§ **Requirement**
Every line of the listing must be reproduced as it stands. Leave the images behind.

--

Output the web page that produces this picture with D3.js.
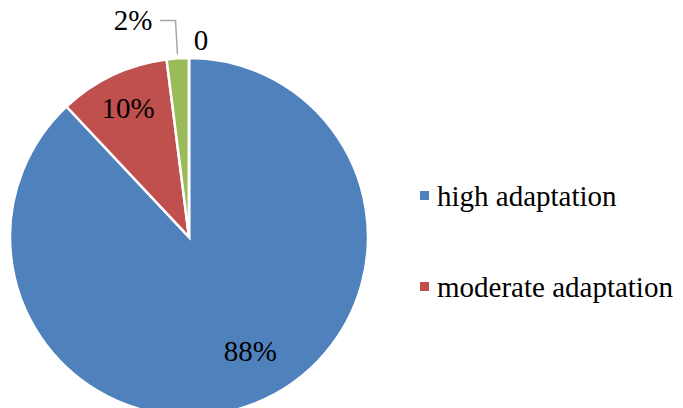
<!DOCTYPE html>
<html>
<head>
<meta charset="utf-8">
<script src="https://cdn.jsdelivr.net/npm/d3@7"></script>
<style>
  html, body { margin: 0; padding: 0; background: #fff; }
  svg { display: block; }
</style>
</head>
<body>
<svg id="chart" width="683" height="408"></svg>
<script>
// Adaptation levels and their shares (%)
const categories = ["high adaptation", "moderate adaptation", "low adaptation", "no adaptation"];
const values = [88, 10, 2, 0];
const valueLabels = ["88%", "10%", "2%", "0"];
const colors = ["#4F81BD", "#C0504D", "#9BBB59", "#8064A2"];
const legendItems = ["high adaptation", "moderate adaptation"];

const svg = d3.select("#chart");
const cx = 189, cy = 237, R = 179;
const font = '"Liberation Serif", "Times New Roman", serif';

const pie = d3.pie().sort(null).value(d => d.value);
const arcs = pie(categories.map((c, i) => ({ name: c, value: values[i], label: valueLabels[i] })));
const arc = d3.arc().innerRadius(0).outerRadius(R);

const g = svg.append("g").attr("transform", `translate(${cx},${cy})`);

g.selectAll("path.slice")
  .data(arcs)
  .join("path")
  .attr("class", "slice")
  .attr("d", arc)
  .attr("fill", (d, i) => colors[i])
  .attr("stroke", "#fff")
  .attr("stroke-width", 2.5)
  .attr("stroke-linejoin", "miter");

// Data labels: inside labels sit along the mid angle, small slices get outside labels
const midA = d => (d.startAngle + d.endAngle) / 2;
const polar = (a, r) => [r * Math.sin(a), -r * Math.cos(a)];

const labelPlace = [
  { r: 0.72, dx: 14, dy: -6 },   // high
  { r: 0.80, dx: 0, dy: 0 },     // moderate
  { r: 1.15, dx: -43, dy: -12 }, // low (outside, with leader)
  { r: 1.10, dx: 12, dy: 0 }     // none (outside)
];

const labelPos = arcs.map((d, i) => {
  const p = polar(midA(d), R * labelPlace[i].r);
  return [p[0] + labelPlace[i].dx, p[1] + labelPlace[i].dy];
});

g.selectAll("text.lbl")
  .data(arcs)
  .join("text")
  .attr("class", "lbl")
  .attr("x", (d, i) => labelPos[i][0])
  .attr("y", (d, i) => labelPos[i][1])
  .attr("text-anchor", "middle")
  .attr("dy", "0.35em")
  .style("font-family", font)
  .attr("font-size", 29)
  .attr("fill", "#000")
  .text(d => d.data.label);

// Leader line for the small slice label
{
  const d = arcs[2];
  const edge = polar(midA(d), R + 4);
  const lp = labelPos[2];
  const elbowX = edge[0] - 2;
  const lineY = lp[1] + 1;
  g.append("path")
    .attr("d", `M${lp[0] + 27},${lineY} L${elbowX},${lineY} L${edge[0]},${edge[1]}`)
    .attr("fill", "none")
    .attr("stroke", "#A6A6A6")
    .attr("stroke-width", 1.5);
}

// Legend
const legend = svg.append("g").attr("transform", "translate(420,0)");
const legendY = [196, 287];
legendItems.forEach((name, i) => {
  const row = legend.append("g").attr("transform", `translate(0,${legendY[i]})`);
  row.append("rect")
    .attr("x", 0).attr("y", -5)
    .attr("width", 9).attr("height", 9)
    .attr("fill", colors[categories.indexOf(name)]);
  row.append("text")
    .attr("x", 17).attr("y", 0)
    .attr("dy", "0.33em")
    .style("font-family", font)
    .attr("font-size", 29)
    .attr("fill", "#000")
    .text(name);
});
</script>
</body>
</html>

--

§ **Full output**
Output the web page that produces this picture with D3.js.
<!DOCTYPE html>
<html>
<head>
<meta charset="utf-8">
<script src="https://cdn.jsdelivr.net/npm/d3@7"></script>
<style>
  html, body { margin: 0; padding: 0; background: #fff; }
  svg { display: block; }
</style>
</head>
<body>
<svg id="chart" width="683" height="408"></svg>
<script>
// Adaptation levels and their shares (%)
const categories = ["high adaptation", "moderate adaptation", "low adaptation", "no adaptation"];
const values = [88, 10, 2, 0];
const valueLabels = ["88%", "10%", "2%", "0"];
const colors = ["#4F81BD", "#C0504D", "#9BBB59", "#8064A2"];
const legendItems = ["high adaptation", "moderate adaptation"];

const svg = d3.select("#chart");
const cx = 189, cy = 237, R = 179;
const font = '"Liberation Serif", "Times New Roman", serif';

const pie = d3.pie().sort(null).value(d => d.value);
const arcs = pie(categories.map((c, i) => ({ name: c, value: values[i], label: valueLabels[i] })));
const arc = d3.arc().innerRadius(0).outerRadius(R);

const g = svg.append("g").attr("transform", `translate(${cx},${cy})`);

g.selectAll("path.slice")
  .data(arcs)
  .join("path")
  .attr("class", "slice")
  .attr("d", arc)
  .attr("fill", (d, i) => colors[i])
  .attr("stroke", "#fff")
  .attr("stroke-width", 2.5)
  .attr("stroke-linejoin", "miter");

// Data labels: inside labels sit along the mid angle, small slices get outside labels
const midA = d => (d.startAngle + d.endAngle) / 2;
const polar = (a, r) => [r * Math.sin(a), -r * Math.cos(a)];

const labelPlace = [
  { r: 0.72, dx: 14, dy: -6 },   // high
  { r: 0.80, dx: 0, dy: 0 },     // moderate
  { r: 1.15, dx: -43, dy: -12 }, // low (outside, with leader)
  { r: 1.10, dx: 12, dy: 0 }     // none (outside)
];

const labelPos = arcs.map((d, i) => {
  const p = polar(midA(d), R * labelPlace[i].r);
  return [p[0] + labelPlace[i].dx, p[1] + labelPlace[i].dy];
});

g.selectAll("text.lbl")
  .data(arcs)
  .join("text")
  .attr("class", "lbl")
  .attr("x", (d, i) => labelPos[i][0])
  .attr("y", (d, i) => labelPos[i][1])
  .attr("text-anchor", "middle")
  .attr("dy", "0.35em")
  .style("font-family", font)
  .attr("font-size", 29)
  .attr("fill", "#000")
  .text(d => d.data.label);

// Leader line for the small slice label
{
  const d = arcs[2];
  const edge = polar(midA(d), R + 4);
  const lp = labelPos[2];
  const elbowX = edge[0] - 2;
  const lineY = lp[1] + 1;
  g.append("path")
    .attr("d", `M${lp[0] + 27},${lineY} L${elbowX},${lineY} L${edge[0]},${edge[1]}`)
    .attr("fill", "none")
    .attr("stroke", "#A6A6A6")
    .attr("stroke-width", 1.5);
}

// Legend
const legend = svg.append("g").attr("transform", "translate(420,0)");
const legendY = [196, 287];
legendItems.forEach((name, i) => {
  const row = legend.append("g").attr("transform", `translate(0,${legendY[i]})`);
  row.append("rect")
    .attr("x", 0).attr("y", -5)
    .attr("width", 9).attr("height", 9)
    .attr("fill", colors[categories.indexOf(name)]);
  row.append("text")
    .attr("x", 17).attr("y", 0)
    .attr("dy", "0.33em")
    .style("font-family", font)
    .attr("font-size", 29)
    .attr("fill", "#000")
    .text(name);
});
</script>
</body>
</html>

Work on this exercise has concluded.